How do you make sure all your people are adhering to the mission?

We have 2,600 branches at Grameen Bank. Each one is almost autonomous. But our goals are very clearly stated, and we monitor whether the branches are meeting them through something called Five Star. Each employee is supposed to look after 600 borrowers. If you get 100% repayment from those borrowers, you get a star. If the whole branch achieves 100%, then everyone in the branch gets a star. If you do it for the whole year, you get another star. If your branch is profitable, you get a fourth star. And if the children of the borrowers in your branch are all in school—every single child—you get the fifth star. These are stars you can wear on your chest, like in the military. So you go to work, and you see the star achievement.

What qualities do you look for in Grameen employees?

In the beginning, we were very small, so we were picky. We were trying to get the best possible staff. Now that we’re hiring so many people, we’re not looking for the ideal. There will be qualitative differences in the people we hire, but it’s OK. Bring them in, and let them go through the process. We take many kinds of people, and the system turns them into ideal people.

Grameen Bank started out as a field research project. Why is getting out into the field so important?

When I was doing my PhD and then teaching, I developed a bird’s-eye view. I could see a very wide spectrum of things, almost the whole world. But I was seeing only the outline of things and filling them in, like a child coloring in a box, by making up stories about how people behave. Then, working in the village, door-to-door, person-to-person, I got a worm’s-eye view. I saw things at very close range—all the details, what really happens inside. And that’s more important, because I could then clearly see what the problem was and try to solve it—to start with a tiny little problem, and feel energized by it.

How do you zoom out again?

I don’t. I look just at one plot, not the whole plantation. I do the plot and it works, so I do the next plot the same way. You start with 100 people and then move to the next 100 people, and eventually you see you can simultaneously add 100 people here, another 100 people there and there. You’re adding up to a bigger scale at a gradual speed. Then you have to monitor and start linking the structure and so on. But you’re not designing at the outset for a million people, starting with a megastructure. You’re moving step by step.

Still, you’re also known for setting huge goals. Why do you do that?

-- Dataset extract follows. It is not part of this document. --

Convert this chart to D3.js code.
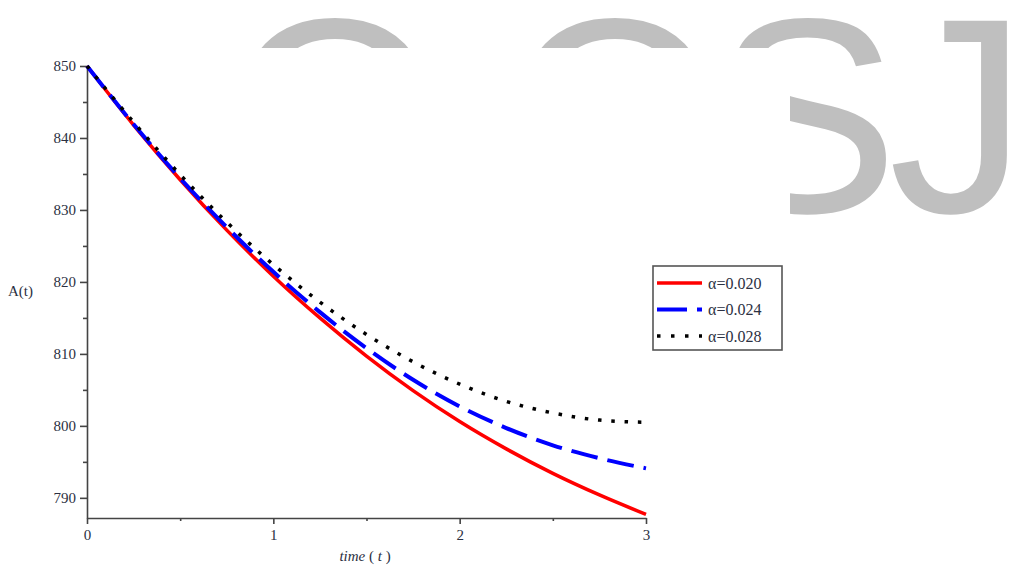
<!DOCTYPE html>
<html>
<head>
<meta charset="utf-8">
<script src="https://cdn.jsdelivr.net/npm/d3@7"></script>
<style>
  body { margin: 0; background: #fff; }
  svg { display: block; }
</style>
</head>
<body>
<script>
// values
const times = [0, 0.25, 0.5, 0.75, 1, 1.25, 1.5, 1.75, 2, 2.25, 2.5, 2.75, 3];
const alpha020 = [850, 841.8, 834.2, 827.2, 820.8, 815.0, 809.7, 804.9, 800.6, 796.8, 793.4, 790.4, 787.7];
const alpha024 = [850, 841.9, 834.4, 827.6, 821.4, 815.8, 810.8, 806.4, 802.7, 799.7, 797.3, 795.5, 794.1];
const alpha028 = [850, 842.2, 834.9, 828.3, 822.4, 817.2, 812.7, 808.9, 805.8, 803.4, 801.8, 800.8, 800.5];
const seriesNames = ["α=0.020", "α=0.024", "α=0.028"];
const xTicks = [0, 1, 2, 3];
const yTicks = [790, 800, 810, 820, 830, 840, 850];

const width = 1013, height = 567;

const svg = d3.select("body").append("svg")
  .attr("width", width)
  .attr("height", height);

svg.append("rect").attr("width", width).attr("height", height).attr("fill", "#fff");

// watermark behind the chart image
const wm = svg.append("g")
  .attr("fill", "#bfbfbf")
  .attr("font-family", "'Liberation Sans', Arial, sans-serif")
  .attr("font-size", 278)
  .attr("text-anchor", "middle");
[["O", 335], ["O", 615], ["S", 806], ["J", 958]].forEach(d => {
  wm.append("text").attr("x", d[1]).attr("y", 212).text(d[0]);
});
// the chart picture itself is white and sits over the watermark
svg.append("rect").attr("x", 0).attr("y", 48).attr("width", 790).attr("height", height - 48).attr("fill", "#fff");

const x = d3.scaleLinear().domain([0, 3]).range([87, 646]);
const y = d3.scaleLinear().domain([787.2, 850]).range([518, 66]);

const textColor = "#2b3042";
const axisColor = "#444";

// y axis
svg.append("g")
  .attr("transform", "translate(" + x(0) + ",0)")
  .call(d3.axisLeft(y).tickValues(yTicks).tickSize(7).tickPadding(4).tickSizeOuter(0));
svg.append("g")
  .attr("transform", "translate(" + x(0) + ",0)")
  .call(d3.axisLeft(y).tickValues([795, 805, 815, 825, 835, 845]).tickSize(4).tickFormat("").tickSizeOuter(0))
  .select(".domain").remove();

// x axis
svg.append("g")
  .attr("transform", "translate(0," + y.range()[0] + ")")
  .call(d3.axisBottom(x).tickValues(xTicks).tickSize(6).tickPadding(5).tickFormat(d3.format("d")).tickSizeOuter(0));
svg.append("g")
  .attr("transform", "translate(0," + y.range()[0] + ")")
  .call(d3.axisBottom(x).tickValues([0.5, 1.5, 2.5]).tickSize(3).tickFormat("").tickSizeOuter(0))
  .select(".domain").remove();

svg.selectAll(".domain, .tick line").attr("stroke", axisColor).attr("stroke-width", 1.6);
svg.selectAll(".tick text")
  .attr("fill", textColor)
  .attr("font-family", "'Liberation Serif', 'Times New Roman', serif")
  .attr("font-size", 15);

// axis titles
svg.append("text")
  .attr("x", 8).attr("y", 296)
  .attr("fill", textColor)
  .attr("font-family", "'Liberation Serif', 'Times New Roman', serif")
  .attr("font-size", 15)
  .text("A(t)");

const xt = svg.append("text")
  .attr("x", 365).attr("y", 561)
  .attr("text-anchor", "middle")
  .attr("fill", textColor)
  .attr("font-family", "'Liberation Serif', 'Times New Roman', serif")
  .attr("font-size", 15);
xt.append("tspan").attr("font-style", "italic").text("time ");
xt.append("tspan").text("( ");
xt.append("tspan").attr("font-style", "italic").text("t");
xt.append("tspan").text(" )");

// curves
const series = [
  { name: seriesNames[0], values: alpha020, color: "#ff0000", width: 3.5, dash: null, key: null },
  { name: seriesNames[1], values: alpha024, color: "#0000ff", width: 4, dash: "27,10", key: "30,10" },
  { name: seriesNames[2], values: alpha028, color: "#000000", width: 3.5, dash: "3.5,9.8", key: "3.5,10.5" }
];

const line = d3.line()
  .x((d, i) => x(times[i]))
  .y(d => y(d))
  .curve(d3.curveMonotoneX);

svg.selectAll("path.curve")
  .data(series)
  .enter().append("path")
  .attr("class", "curve")
  .attr("fill", "none")
  .attr("stroke", d => d.color)
  .attr("stroke-width", d => d.width)
  .attr("stroke-dasharray", d => d.dash)
  .attr("d", d => line(d.values));

// legend
const legend = svg.append("g");
legend.append("rect")
  .attr("x", 653).attr("y", 266)
  .attr("width", 129).attr("height", 84)
  .attr("fill", "#fff")
  .attr("stroke", "#555")
  .attr("stroke-width", 1.6);

const rows = legend.selectAll("g.row")
  .data(series)
  .enter().append("g")
  .attr("class", "row")
  .attr("transform", (d, i) => "translate(0," + (283 + i * 26.5) + ")");

rows.append("line")
  .attr("x1", 657).attr("x2", 702)
  .attr("stroke", d => d.color)
  .attr("stroke-width", d => d.width)
  .attr("stroke-dasharray", d => d.key);

rows.append("text")
  .attr("x", 708).attr("y", 0)
  .attr("dy", "0.35em")
  .attr("fill", textColor)
  .attr("font-family", "'Liberation Serif', 'Times New Roman', serif")
  .attr("font-size", 16)
  .text(d => d.name);
</script>
</body>
</html>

I believe that if you put all the creative power of human beings on one side and all the problems of the world on the other, and put them into a battle, human creative power will always win. It’s just that we don’t use our creative power to address problems; we use it to make money. We have created a system of money-chasing entities, rather than problem-solving entities. So how do we break from this? Social business. Create companies that are devoted to solving a tiny slice of our problems and that operate with the efficiency of business—but whose investors don’t expect any dividend. Making money is a happiness. Making other people happy is also a happiness. So why don’t we do both and maximize our happiness?

Should every company be a social business, or have a part of it that’s a social business?

Every company is a legal personality, so just as every person can do both, every company can do both. It’s a choice, whether it’s exclusively one or the other, or mixed in various proportions: 80/20 or 20/80. I’m not opposed to money-making. But why don’t you create a tiny little social business on the side to take five people out of the welfare system, or provide health care or technology to a group without it, or create a business to employ juvenile delinquents? Whatever you feel comfortable with.

In the joint ventures you’ve done with big corporations, what are some of the obstacles you’ve faced?

I have more excitements than problems. But there was one interesting problem with Danone that became a classic case. We had a 50-50 joint venture agreement: Grameen would give €500,000, and so would Danone. Grameen had no problem. But Danone couldn’t provide its half. Weeks went by, and they could not. Months went by; they could not. Finally, they explained. Their lawyers were objecting, saying that the money belonged to the shareholders and therefore couldn’t be used to invest in a company that would not pay them a dividend. But then Danone came up with a solution. It sent out a letter to all the shareholders before the annual general meeting saying: We want to start a company in Bangladesh that will tackle the problem of malnourished children. If you want to use part of your dividend to invest in this company, please sign up and tell us what percentage you want to put in. Around 97% or 98% of the shareholders signed up, and Danone ended up with €35 million. So there was a problem, and there was a solution.

How hands-on is your role in Grameen’s joint ventures?

I’m only one person. Most of the time, I’m not contributing personally in the design of the products. But I’m a catalyst for bringing people together, focusing on objectives, reminding everyone what we want. For example, in the Danone case, they first showed me a plastic container for yogurt. I said, “In social business, plastic is not allowed. We want biodegradable material.” The Danone guys said, “We use plastic all over the world.” And I said, “All over the world you’re a profit maker. Here you’re a social business.” They were unhappy, but they started looking for a solution. After four months, they came back with a new container made of cornstarch. “Can I eat it?” I asked. “Because why should poor people spend money on something they have to throw away? Why can’t you put nutrition in the cup?” So they worked very hard to make an edible cup. These big companies have enormous creative power. But unless you ask, you’ll never get an answer.

You have such a wide network of supporters. How do you go about building those relationships and lobbying for your ideas?

I don’t lobby for support. People become supporters because it matches their own wishes and desires to help the poor.

Fully 97% of Grameen’s loans are to women. Are women better businesspeople than men?

Women used to hold less than 1% of bank loans in Bangladesh. So when I created Grameen, I wanted to make sure that half of the borrowers were women. When we approached them, they said, “I don’t know what to do with money. I’m afraid of money. Give it to my husband.” And I thought, “This is not the voice of the woman. This is the voice of history, of the system, which created fear in their minds.” It took us six years to finally achieve the goal of 50/50. Then we saw that the women borrowers brought so much more benefit to their families. Women want to build up something for the future with their money. Men want to spend it enjoying themselves. So we changed our policy to focus on women.

Grameen works across the world now. What cultural differences have you seen?

We have a bank in New York City now—9,000 borrowers, an average loan of $1,500, repayment rate over 99%—and it’s doing exactly the same things we do in Bangladesh. There is no cultural variation. We focus on what Grameen is: tiny loans to poor women.

Do you think you’ll ever fully retire?

I don’t think any human being wants to retire as long as they enjoy the life. And I’m enjoying the life.